Retype the lines from the first one in the records down to the line containing "import plotly.graph_objects as go", counting both, and leave out any pictures.

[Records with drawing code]
—————
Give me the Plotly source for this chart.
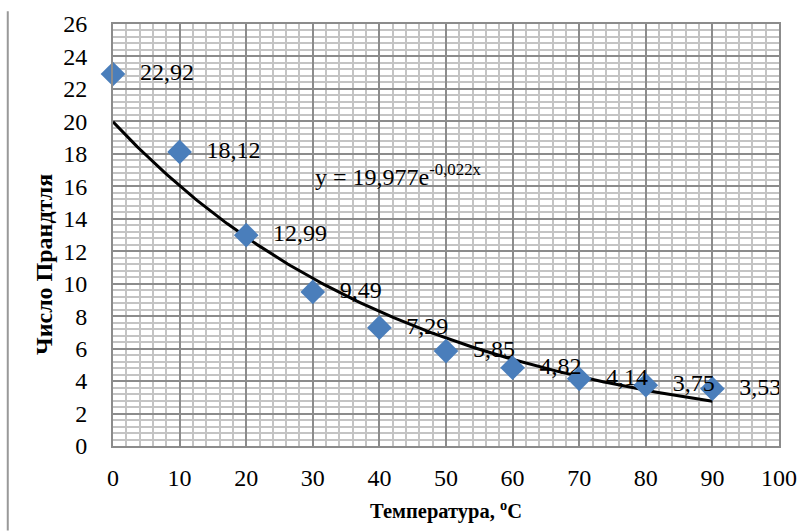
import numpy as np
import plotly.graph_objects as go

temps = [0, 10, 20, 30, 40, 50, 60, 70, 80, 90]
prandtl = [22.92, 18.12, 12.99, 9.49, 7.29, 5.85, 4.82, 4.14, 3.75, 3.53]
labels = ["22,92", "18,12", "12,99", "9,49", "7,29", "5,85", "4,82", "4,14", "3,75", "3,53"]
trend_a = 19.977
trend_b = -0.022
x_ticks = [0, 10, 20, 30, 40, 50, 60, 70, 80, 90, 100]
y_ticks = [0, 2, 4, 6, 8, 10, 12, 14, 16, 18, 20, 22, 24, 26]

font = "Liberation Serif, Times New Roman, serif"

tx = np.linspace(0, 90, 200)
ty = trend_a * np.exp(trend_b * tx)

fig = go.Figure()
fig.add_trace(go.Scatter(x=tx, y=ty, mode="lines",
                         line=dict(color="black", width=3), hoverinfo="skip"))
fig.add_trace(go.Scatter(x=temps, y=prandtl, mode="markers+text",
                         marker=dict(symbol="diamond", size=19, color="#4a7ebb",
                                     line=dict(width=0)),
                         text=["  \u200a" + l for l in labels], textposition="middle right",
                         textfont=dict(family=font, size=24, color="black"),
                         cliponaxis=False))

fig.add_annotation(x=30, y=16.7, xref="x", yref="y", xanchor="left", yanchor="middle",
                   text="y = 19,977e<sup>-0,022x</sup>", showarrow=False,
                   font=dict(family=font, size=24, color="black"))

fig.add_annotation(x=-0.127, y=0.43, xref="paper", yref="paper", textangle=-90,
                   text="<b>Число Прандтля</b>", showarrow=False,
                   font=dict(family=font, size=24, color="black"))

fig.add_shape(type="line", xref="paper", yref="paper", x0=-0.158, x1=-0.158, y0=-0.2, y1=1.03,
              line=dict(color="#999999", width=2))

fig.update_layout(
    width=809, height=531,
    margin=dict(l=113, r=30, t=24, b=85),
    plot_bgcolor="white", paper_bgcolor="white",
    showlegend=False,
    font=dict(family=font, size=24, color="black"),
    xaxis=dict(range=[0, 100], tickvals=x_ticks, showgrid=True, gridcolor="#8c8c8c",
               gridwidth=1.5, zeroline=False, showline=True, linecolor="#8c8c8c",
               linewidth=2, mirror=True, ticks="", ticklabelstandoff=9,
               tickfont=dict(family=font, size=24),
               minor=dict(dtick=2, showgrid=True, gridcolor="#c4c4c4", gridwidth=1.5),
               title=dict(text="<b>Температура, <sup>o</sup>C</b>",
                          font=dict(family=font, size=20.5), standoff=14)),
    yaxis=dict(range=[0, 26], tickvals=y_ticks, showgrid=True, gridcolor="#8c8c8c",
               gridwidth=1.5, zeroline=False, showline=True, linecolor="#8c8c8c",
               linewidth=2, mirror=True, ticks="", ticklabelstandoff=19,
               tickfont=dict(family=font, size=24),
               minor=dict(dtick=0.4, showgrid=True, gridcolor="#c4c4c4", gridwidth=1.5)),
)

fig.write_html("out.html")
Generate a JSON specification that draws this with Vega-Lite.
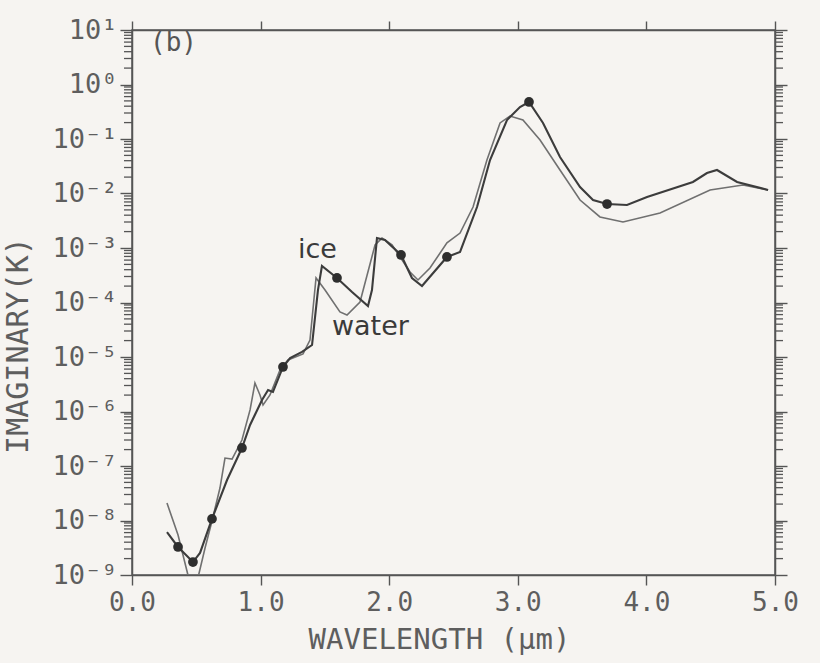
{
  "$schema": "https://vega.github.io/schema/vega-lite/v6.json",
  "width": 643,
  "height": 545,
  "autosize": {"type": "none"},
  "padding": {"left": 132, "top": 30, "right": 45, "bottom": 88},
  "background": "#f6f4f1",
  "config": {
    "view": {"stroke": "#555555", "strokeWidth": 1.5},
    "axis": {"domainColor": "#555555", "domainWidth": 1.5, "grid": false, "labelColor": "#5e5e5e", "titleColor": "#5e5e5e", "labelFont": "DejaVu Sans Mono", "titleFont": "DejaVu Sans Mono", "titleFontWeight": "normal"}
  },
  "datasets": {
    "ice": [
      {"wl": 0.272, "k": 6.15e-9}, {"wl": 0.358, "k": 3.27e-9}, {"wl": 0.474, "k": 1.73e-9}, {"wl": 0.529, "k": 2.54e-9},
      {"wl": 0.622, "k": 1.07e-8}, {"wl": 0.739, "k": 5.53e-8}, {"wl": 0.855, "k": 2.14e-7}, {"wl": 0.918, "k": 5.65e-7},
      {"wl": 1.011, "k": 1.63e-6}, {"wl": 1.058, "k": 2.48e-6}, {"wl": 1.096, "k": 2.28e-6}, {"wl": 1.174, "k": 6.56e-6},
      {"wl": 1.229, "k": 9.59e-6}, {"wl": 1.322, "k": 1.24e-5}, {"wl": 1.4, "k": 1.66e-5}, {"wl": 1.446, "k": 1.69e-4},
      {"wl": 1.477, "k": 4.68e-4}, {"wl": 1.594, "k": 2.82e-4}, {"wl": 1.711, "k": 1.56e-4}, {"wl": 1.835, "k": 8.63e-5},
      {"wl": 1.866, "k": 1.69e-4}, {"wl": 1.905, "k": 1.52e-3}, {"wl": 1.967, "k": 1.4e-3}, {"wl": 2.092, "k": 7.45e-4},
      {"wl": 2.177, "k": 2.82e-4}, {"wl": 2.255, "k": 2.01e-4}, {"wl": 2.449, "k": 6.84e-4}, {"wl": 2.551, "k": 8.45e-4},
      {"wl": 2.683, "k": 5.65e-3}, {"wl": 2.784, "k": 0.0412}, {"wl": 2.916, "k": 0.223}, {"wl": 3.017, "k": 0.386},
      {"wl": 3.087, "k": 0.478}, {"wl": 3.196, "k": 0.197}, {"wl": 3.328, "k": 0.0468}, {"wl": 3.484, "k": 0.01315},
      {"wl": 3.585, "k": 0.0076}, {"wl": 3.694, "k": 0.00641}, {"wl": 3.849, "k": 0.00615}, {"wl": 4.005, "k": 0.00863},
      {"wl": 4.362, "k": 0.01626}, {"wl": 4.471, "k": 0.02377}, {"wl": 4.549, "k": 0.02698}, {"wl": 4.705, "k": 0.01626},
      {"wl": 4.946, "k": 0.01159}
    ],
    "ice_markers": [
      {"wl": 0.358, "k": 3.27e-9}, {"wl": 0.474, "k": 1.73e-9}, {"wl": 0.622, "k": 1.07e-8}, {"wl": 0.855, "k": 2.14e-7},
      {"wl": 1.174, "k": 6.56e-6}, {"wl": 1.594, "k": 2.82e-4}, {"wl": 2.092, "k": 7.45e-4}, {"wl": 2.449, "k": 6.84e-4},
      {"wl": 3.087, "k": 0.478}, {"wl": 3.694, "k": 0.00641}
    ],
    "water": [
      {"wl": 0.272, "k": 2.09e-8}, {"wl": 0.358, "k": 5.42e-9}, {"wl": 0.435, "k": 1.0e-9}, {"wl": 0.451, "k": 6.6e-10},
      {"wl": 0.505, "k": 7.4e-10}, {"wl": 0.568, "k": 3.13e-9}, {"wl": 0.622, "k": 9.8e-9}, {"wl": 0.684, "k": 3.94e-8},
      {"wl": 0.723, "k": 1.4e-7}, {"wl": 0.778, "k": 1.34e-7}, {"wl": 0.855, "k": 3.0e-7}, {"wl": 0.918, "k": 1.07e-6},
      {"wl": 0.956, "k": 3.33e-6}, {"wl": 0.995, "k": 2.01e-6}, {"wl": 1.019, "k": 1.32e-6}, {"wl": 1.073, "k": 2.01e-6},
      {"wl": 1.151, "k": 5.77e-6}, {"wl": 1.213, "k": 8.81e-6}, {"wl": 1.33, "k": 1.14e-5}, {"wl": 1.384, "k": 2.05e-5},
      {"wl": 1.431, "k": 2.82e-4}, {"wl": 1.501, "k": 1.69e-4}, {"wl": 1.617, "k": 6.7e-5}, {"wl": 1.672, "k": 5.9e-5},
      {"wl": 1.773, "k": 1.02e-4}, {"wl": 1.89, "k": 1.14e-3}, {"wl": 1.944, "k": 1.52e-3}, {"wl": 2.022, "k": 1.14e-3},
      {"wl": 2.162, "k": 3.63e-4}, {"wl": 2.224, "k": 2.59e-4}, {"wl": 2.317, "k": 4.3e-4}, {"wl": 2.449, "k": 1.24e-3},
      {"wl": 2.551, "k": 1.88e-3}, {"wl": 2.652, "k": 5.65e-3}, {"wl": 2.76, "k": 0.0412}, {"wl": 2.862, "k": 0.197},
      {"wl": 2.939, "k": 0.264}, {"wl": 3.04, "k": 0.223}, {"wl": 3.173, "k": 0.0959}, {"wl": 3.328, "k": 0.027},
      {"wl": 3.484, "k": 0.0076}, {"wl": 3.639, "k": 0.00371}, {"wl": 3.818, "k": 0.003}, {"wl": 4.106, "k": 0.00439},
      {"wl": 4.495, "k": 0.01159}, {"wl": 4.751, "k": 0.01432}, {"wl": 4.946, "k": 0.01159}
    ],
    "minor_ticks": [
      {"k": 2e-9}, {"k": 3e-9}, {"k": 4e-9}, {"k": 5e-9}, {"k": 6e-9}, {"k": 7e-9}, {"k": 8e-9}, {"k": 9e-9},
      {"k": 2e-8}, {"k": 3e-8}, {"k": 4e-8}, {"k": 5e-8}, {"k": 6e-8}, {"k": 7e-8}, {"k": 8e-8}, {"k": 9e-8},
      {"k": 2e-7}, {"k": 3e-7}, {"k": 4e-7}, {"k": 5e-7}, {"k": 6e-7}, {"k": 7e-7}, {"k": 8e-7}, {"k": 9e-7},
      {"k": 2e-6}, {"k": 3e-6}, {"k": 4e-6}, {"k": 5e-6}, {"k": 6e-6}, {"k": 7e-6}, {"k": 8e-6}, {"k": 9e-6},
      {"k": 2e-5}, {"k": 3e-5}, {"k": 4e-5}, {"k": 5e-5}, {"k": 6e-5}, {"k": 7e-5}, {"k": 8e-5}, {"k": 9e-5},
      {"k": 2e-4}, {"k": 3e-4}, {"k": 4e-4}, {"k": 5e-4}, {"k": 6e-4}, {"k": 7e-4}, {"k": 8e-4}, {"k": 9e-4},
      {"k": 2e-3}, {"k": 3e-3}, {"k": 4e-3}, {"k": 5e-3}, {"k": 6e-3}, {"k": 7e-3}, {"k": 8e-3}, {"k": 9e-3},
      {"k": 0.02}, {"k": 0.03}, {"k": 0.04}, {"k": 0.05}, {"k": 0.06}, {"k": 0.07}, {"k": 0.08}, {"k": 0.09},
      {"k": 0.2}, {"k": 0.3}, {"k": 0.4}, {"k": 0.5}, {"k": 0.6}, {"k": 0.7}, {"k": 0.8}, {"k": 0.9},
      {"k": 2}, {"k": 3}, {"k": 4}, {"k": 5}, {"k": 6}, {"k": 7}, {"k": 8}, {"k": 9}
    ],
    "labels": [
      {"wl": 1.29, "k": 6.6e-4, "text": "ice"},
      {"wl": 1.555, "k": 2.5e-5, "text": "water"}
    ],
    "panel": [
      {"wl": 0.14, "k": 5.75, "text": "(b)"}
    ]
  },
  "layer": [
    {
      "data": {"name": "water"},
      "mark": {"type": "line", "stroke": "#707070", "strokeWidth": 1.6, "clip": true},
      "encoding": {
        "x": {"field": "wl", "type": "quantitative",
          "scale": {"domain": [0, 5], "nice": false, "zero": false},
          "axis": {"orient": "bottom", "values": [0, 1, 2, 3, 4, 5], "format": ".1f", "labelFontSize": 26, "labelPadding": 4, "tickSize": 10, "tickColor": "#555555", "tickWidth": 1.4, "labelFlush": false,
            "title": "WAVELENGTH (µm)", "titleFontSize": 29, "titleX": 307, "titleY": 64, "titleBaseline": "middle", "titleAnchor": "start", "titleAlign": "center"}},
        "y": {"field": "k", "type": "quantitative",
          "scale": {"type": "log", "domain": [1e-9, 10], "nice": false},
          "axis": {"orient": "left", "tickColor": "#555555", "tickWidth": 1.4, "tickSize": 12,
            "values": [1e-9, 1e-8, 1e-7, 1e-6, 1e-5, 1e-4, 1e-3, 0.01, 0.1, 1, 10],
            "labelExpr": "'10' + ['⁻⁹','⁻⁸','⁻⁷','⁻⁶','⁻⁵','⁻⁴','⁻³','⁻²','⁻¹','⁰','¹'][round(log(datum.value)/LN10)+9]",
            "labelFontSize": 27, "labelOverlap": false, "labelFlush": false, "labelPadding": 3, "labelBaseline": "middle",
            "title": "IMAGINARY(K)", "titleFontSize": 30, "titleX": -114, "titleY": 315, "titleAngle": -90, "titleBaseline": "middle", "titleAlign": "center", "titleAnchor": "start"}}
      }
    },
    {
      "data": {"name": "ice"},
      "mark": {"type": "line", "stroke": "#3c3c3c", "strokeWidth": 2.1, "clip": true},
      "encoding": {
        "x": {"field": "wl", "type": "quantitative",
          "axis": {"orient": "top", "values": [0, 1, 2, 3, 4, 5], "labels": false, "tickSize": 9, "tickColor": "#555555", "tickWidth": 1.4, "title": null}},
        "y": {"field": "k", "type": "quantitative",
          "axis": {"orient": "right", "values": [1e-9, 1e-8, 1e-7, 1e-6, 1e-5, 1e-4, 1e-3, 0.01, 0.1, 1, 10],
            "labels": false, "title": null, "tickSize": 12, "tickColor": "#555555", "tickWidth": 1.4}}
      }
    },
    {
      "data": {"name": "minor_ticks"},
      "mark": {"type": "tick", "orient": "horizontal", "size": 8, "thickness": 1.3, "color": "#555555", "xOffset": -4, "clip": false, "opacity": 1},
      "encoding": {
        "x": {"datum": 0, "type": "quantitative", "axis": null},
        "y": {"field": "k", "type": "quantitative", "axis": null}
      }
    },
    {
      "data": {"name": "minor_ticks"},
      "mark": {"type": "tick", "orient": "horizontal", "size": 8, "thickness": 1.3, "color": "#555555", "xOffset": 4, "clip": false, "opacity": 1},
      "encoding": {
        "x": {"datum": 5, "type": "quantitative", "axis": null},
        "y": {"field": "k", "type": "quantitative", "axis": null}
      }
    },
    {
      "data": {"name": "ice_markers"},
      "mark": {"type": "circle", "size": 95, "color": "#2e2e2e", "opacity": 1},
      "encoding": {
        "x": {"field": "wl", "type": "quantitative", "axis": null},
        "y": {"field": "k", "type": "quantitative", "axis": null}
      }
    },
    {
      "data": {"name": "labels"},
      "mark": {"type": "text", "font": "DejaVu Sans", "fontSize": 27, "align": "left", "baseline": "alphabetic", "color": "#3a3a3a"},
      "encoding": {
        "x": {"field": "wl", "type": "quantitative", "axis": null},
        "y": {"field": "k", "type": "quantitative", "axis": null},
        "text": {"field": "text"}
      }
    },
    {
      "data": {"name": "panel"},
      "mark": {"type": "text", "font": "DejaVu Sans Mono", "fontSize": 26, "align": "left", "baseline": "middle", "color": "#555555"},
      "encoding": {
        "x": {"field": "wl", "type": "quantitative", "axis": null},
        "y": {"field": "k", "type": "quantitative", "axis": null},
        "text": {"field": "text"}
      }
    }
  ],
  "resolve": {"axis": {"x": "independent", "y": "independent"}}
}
—————
Solution to this task:
Give me the Plotly source for this chart.
import numpy as np
import plotly.graph_objects as go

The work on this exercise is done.